Attention, ma critique contient des spoilers.
Attention à ne pas vous perdre, en effet. Un personnage féminin porte un nom masculin. Un personnage masculin porte un nom féminin. Un personnage change de nom une fois. Puis encore une fois. Et revient finalement à son premier nom. Un personnage s'appelle Martha. Et puis un autre. Et puis dix autres.

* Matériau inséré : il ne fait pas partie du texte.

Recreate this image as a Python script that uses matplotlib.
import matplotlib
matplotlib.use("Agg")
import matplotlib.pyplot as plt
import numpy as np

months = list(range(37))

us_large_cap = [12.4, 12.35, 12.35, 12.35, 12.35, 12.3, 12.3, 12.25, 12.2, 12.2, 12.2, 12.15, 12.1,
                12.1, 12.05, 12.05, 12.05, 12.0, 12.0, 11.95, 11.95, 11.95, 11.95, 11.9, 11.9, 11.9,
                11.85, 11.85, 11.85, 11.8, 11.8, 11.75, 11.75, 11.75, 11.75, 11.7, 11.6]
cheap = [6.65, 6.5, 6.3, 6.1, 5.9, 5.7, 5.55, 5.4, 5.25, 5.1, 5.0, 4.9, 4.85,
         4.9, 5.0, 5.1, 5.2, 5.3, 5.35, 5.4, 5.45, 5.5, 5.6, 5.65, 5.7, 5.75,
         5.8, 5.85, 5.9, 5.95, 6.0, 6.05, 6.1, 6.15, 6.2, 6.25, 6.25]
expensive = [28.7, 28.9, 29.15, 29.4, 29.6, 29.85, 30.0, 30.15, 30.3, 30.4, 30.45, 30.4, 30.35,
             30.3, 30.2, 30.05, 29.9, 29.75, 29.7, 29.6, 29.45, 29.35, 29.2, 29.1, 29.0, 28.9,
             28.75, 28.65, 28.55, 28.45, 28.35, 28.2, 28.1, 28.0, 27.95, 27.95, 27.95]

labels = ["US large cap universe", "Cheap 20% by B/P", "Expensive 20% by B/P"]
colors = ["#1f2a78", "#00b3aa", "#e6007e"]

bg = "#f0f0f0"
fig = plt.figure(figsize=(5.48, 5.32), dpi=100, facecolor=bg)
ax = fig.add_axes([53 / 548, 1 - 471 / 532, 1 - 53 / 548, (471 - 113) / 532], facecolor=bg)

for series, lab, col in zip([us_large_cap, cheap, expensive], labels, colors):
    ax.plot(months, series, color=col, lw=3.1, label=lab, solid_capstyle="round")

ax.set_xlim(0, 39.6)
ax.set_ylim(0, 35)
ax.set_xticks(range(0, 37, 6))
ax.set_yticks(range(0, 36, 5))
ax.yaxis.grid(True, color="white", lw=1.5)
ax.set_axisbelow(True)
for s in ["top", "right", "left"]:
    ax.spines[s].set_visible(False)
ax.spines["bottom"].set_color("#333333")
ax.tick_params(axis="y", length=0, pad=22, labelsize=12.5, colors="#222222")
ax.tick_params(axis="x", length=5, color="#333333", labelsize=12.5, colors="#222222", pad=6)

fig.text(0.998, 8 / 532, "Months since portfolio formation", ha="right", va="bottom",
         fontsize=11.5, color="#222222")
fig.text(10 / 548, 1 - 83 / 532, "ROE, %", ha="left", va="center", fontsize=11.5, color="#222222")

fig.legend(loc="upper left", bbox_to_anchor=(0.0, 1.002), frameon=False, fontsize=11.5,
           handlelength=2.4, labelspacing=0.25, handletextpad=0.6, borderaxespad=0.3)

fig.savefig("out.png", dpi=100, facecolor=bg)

Bref, attention à ne pas vous perdre. Mais honnêtement, et pourtant je n'avais pas aimé La compagnie des menteurs, il serait dommage de ne pas faire l'effort de rentrer dans les âges sombres. On se sent très vite happé par ce Moyen-Âge qui ne me semble ni idéalisé, ni dépeint d'une façon trop horrible. La géographie des lieux et les différentes zones et pouvoirs qui s'exercent est vraiment bien retranscrite : l'Eglise, un "couvent" pas complètement dans la tradition de l'Eglise romaine et un pouvoir aristocratique.

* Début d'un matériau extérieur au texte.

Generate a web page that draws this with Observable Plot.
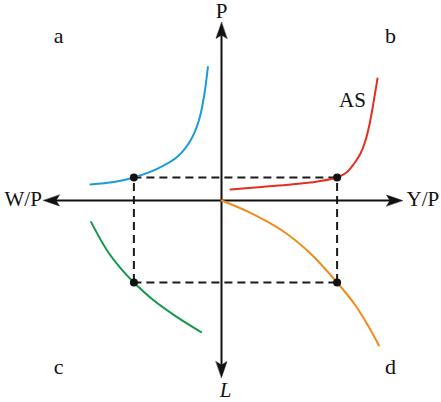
<!DOCTYPE html>
<html>
<head>
<meta charset="utf-8">
<script src="https://cdn.jsdelivr.net/npm/d3@7"></script>
<script src="https://cdn.jsdelivr.net/npm/@observablehq/plot@0.6"></script>
<style>
  html, body { margin: 0; padding: 0; background: #fff; }
  #chart svg { display: block; }
</style>
</head>
<body>
<div id="chart"></div>
<script>
// Curves (abstract units, origin at axis crossing)
const blueX  = [-6.55, -5.38, -4.38, -3.22, -2.22, -1.55, -1.13, -0.88, -0.68];
const blueY  = [0.8, 0.92, 1.15, 1.58, 2.17, 3.0, 4.0, 5.17, 6.67];
const redX   = [0.45, 2.0, 3.5, 4.8, 5.78, 6.25, 6.6, 6.95, 7.2, 7.4, 7.55, 7.8];
const redY   = [0.55, 0.68, 0.8, 0.95, 1.15, 1.4, 1.8, 2.35, 3.0, 3.8, 4.6, 6.1];
const greenX = [-6.52, -5.72, -5.05, -4.38, -3.38, -2.22, -1.02];
const greenY = [-1.08, -2.5, -3.38, -4.1, -5.0, -5.83, -6.58];
const orangeX = [0, 1.37, 3.03, 4.37, 5.78, 6.7, 7.37, 7.87];
const orangeY = [0, -0.58, -1.5, -2.58, -4.1, -5.25, -6.33, -7.25];

// Equilibrium values
const eqWP = -4.38, eqYP = 5.78, eqP = 1.15, eqL = -4.1;

// Axis extents
const axisXMin = -8.9, axisXMax = 9.05, axisYMin = -8.85, axisYMax = 8.9;

// Labels
const axisLabels = ["P", "W/P", "Y/P", "L"];
const quadrantLabels = ["a", "b", "c", "d"];
const curveLabel = "AS";

const pts = (xs, ys) => xs.map((x, i) => ({x, y: ys[i]}));

const arrowShape = {
  draw(context, l, r) {
    context.moveTo(0, -l);
    context.lineTo(-r, 0);
    context.lineTo(0, -l * 0.22);
    context.lineTo(r, 0);
    context.closePath();
  }
};
const tips = [
  {x: 0, y: axisYMax, a: 0},
  {x: axisXMax, y: 0, a: 90},
  {x: 0, y: axisYMin, a: 180},
  {x: axisXMin, y: 0, a: 270}
];

const eqPoints = [
  {x: eqWP, y: eqP}, {x: eqYP, y: eqP},
  {x: eqWP, y: eqL}, {x: eqYP, y: eqL}
];

const font = "'Liberation Serif', 'Times New Roman', serif";

const chart = Plot.plot({
  width: 441,
  height: 402,
  margin: 0,
  x: {domain: [-11, 11], range: [1, 441], axis: null},
  y: {domain: [-10, 10], range: [400, 0], axis: null},
  style: {fontFamily: font, background: "#fff"},
  marks: [
    // dashed guide rectangle
    Plot.ruleY([eqP, eqL], {x1: eqWP, x2: eqYP, stroke: "#1a1a1a", strokeWidth: 2, strokeDasharray: "8,5"}),
    Plot.ruleX([eqWP, eqYP], {y1: eqL, y2: eqP, stroke: "#1a1a1a", strokeWidth: 2, strokeDasharray: "8,5"}),
    // axes
    Plot.ruleY([0], {x1: axisXMin + 0.3, x2: axisXMax - 0.3, stroke: "#111", strokeWidth: 2}),
    Plot.ruleX([0], {y1: axisYMin + 0.3, y2: axisYMax - 0.3, stroke: "#111", strokeWidth: 2}),
    Plot.vector(tips, {x: "x", y: "y", rotate: "a", length: 16, r: 5.5, anchor: "end", shape: arrowShape, fill: "#111", stroke: "#111", strokeWidth: 0.5}),
    // curves
    Plot.line(pts(blueX, blueY), {x: "x", y: "y", stroke: "#1b9bd7", strokeWidth: 2, curve: "catmull-rom"}),
    Plot.line(pts(redX, redY), {x: "x", y: "y", stroke: "#e0301e", strokeWidth: 2, curve: "catmull-rom"}),
    Plot.line(pts(greenX, greenY), {x: "x", y: "y", stroke: "#129a48", strokeWidth: 2, curve: "catmull-rom"}),
    Plot.line(pts(orangeX, orangeY), {x: "x", y: "y", stroke: "#f08a1c", strokeWidth: 2, curve: "catmull-rom"}),
    // equilibrium dots
    Plot.dot(eqPoints, {x: "x", y: "y", r: 4, fill: "#111", stroke: "none"}),
    // axis labels
    Plot.text([axisLabels[0]], {x: 0, y: 9.45, text: d => d, fontSize: 21, fill: "#111"}),
    Plot.text([axisLabels[1]], {x: -10.85, y: 0.05, text: d => d, fontSize: 21, textAnchor: "start", fill: "#111"}),
    Plot.text([axisLabels[2]], {x: 9.25, y: 0.05, text: d => d, fontSize: 21, textAnchor: "start", fill: "#111"}),
    Plot.text([axisLabels[3]], {x: 0.2, y: -9.5, text: d => d, fontSize: 21, fontStyle: "italic", fill: "#111"}),
    // quadrant labels
    Plot.text(quadrantLabels, {
      x: (d, i) => [-8.15, 8.45, -8.15, 8.45][i],
      y: (d, i) => [8.25, 8.25, -8.3, -8.3][i],
      text: d => d, fontSize: 22, fill: "#111"
    }),
    Plot.text([curveLabel], {x: 6.55, y: 5.0, text: d => d, fontSize: 21, fill: "#111"})
  ]
});
document.getElementById("chart").appendChild(chart);
</script>
</body>
</html>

La façon dont tout cela s'entremêle, ce jeu de lutte permanent (le recueil d'un lépreux, un ostie récupéré...) est entrecoupé par une petite particularité locale, les Maitres-Huants, une sorte de secte locale qui exerce aussi un pouvoir.

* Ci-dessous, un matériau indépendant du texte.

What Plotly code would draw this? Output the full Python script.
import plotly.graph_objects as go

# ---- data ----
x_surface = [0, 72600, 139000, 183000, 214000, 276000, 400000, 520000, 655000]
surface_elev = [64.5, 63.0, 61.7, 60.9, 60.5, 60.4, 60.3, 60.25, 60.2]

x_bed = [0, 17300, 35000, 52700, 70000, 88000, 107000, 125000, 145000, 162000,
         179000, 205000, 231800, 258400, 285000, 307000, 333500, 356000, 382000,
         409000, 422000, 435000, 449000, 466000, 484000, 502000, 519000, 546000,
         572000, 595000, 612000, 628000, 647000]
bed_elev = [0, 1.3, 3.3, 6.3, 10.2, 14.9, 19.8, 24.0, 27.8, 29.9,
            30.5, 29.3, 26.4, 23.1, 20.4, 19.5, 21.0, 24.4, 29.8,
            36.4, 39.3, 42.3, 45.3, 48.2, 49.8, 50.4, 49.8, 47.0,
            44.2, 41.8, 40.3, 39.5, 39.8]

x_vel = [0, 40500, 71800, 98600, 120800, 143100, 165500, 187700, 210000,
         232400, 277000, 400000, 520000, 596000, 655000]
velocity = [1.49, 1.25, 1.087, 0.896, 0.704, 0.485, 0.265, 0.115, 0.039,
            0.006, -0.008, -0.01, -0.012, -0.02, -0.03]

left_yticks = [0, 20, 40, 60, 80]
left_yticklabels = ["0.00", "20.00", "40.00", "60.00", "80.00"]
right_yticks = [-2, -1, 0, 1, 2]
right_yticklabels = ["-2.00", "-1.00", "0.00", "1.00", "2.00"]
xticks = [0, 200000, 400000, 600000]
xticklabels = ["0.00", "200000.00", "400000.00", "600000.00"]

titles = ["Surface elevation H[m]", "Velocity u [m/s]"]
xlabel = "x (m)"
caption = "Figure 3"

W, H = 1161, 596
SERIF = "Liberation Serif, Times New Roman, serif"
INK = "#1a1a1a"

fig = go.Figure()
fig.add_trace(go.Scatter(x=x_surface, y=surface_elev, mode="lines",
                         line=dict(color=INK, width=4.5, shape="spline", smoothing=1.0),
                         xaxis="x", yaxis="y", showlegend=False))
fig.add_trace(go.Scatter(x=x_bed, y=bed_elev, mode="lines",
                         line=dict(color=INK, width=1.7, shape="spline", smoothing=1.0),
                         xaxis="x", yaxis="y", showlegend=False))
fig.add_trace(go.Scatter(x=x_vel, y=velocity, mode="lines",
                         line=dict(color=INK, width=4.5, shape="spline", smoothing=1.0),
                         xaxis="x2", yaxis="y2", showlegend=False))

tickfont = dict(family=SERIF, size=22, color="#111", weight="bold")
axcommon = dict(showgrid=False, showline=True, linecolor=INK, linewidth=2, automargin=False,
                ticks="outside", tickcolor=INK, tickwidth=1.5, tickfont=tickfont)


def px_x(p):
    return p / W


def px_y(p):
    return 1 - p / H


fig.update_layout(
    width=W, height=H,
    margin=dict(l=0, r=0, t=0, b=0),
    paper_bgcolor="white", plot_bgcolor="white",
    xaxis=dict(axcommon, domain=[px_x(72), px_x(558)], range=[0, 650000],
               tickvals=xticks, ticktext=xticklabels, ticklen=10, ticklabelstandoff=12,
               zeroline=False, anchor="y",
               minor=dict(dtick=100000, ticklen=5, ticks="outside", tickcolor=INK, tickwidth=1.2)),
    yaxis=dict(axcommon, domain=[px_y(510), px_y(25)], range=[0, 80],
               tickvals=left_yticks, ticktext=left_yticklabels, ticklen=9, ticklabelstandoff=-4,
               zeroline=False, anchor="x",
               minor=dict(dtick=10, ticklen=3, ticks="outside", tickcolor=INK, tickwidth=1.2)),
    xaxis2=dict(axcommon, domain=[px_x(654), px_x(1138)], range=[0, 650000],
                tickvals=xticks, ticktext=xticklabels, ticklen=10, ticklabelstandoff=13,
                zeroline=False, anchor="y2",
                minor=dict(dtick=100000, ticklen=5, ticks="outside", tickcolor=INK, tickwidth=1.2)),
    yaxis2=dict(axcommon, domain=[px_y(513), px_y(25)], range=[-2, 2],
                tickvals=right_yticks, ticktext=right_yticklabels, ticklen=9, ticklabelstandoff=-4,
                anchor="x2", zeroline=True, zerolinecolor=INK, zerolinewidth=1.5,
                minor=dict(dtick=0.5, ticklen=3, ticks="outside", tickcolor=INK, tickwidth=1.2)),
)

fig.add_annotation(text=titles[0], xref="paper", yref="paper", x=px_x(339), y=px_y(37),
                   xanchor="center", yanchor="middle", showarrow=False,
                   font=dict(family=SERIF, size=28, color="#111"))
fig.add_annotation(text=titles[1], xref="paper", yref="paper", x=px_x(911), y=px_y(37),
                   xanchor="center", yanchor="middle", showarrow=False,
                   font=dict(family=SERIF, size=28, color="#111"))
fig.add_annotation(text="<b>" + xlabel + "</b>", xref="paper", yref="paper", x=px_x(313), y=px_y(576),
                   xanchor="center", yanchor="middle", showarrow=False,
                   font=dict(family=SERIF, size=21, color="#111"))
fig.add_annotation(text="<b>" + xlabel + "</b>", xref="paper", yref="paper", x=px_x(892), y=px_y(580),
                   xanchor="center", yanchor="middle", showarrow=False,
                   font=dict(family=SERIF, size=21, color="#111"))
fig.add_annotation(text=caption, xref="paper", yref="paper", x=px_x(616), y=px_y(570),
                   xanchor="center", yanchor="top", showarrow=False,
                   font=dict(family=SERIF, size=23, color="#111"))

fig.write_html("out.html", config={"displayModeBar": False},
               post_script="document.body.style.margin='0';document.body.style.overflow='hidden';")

J'ai suivi avec un vrai intérêt toutes ces histoires. J'ai aimé cette narration qui faisait intervenir tous les personnages en adoptant un point de vue, et honnêtement je trouve que la très grande majorité des personnages est intéressante car aucun n'est complètement sympathique (par contre certains sont complètement antipathiques). J'étais un peu dubitatif sur le traitement des personnages masculins qui sont tous finalement assez négatifs, mais la toute fin du livre le personnage de William est nuancé et on le voit enfin être beaucoup plus sympathique avec sa soeur. Ouf, c'est déjà ça, mais je trouve dommage que leur relation ne soit pas plus belle et puisse donner au coeur du récit une vraie force narrative et deux personnages qui pourraient être comme une lueur d'espoir (les deux jeunes) dans un monde où tout le monde est finalement peu agréable (même si certains sont quand même assez attachants).
J'ai aimé le traitement du fantastique dans le roman. Car le Moyen-Âge est bien sûr fait de légendes, et ici il y en a une avec ce monstre terrible. L'auteure parvient à le faire vivre... tout en ne le faisant pas vivre. En fait il y a des passages qui disent un peu des choses contraires. Par exemple, le monstre est décrit à certaines passages et certains personnages le voient. Mais pourtant, le chef de la secte des Maîtres Huants indique que le monstre ne vivra que parce qu'on cherchera à le combattre car cela le rendra réel, et que justement le fait que des femmes du béguinage en parle lui donnent vie. Comme si ce monstre n'existait que par les mots des autres. Donc le livre nous plonge vraiment dans cet entre-deux, probablement comme les villageois qui se posent la question : ben finalement, existe t-il ou non ? Tout semble laisser croire que oui... et pourtant parfois on a des indices que non.
Il en ressort un livre maîtrisé, intéressant et intrigant, au récit riche et aux personnages bien travaillés.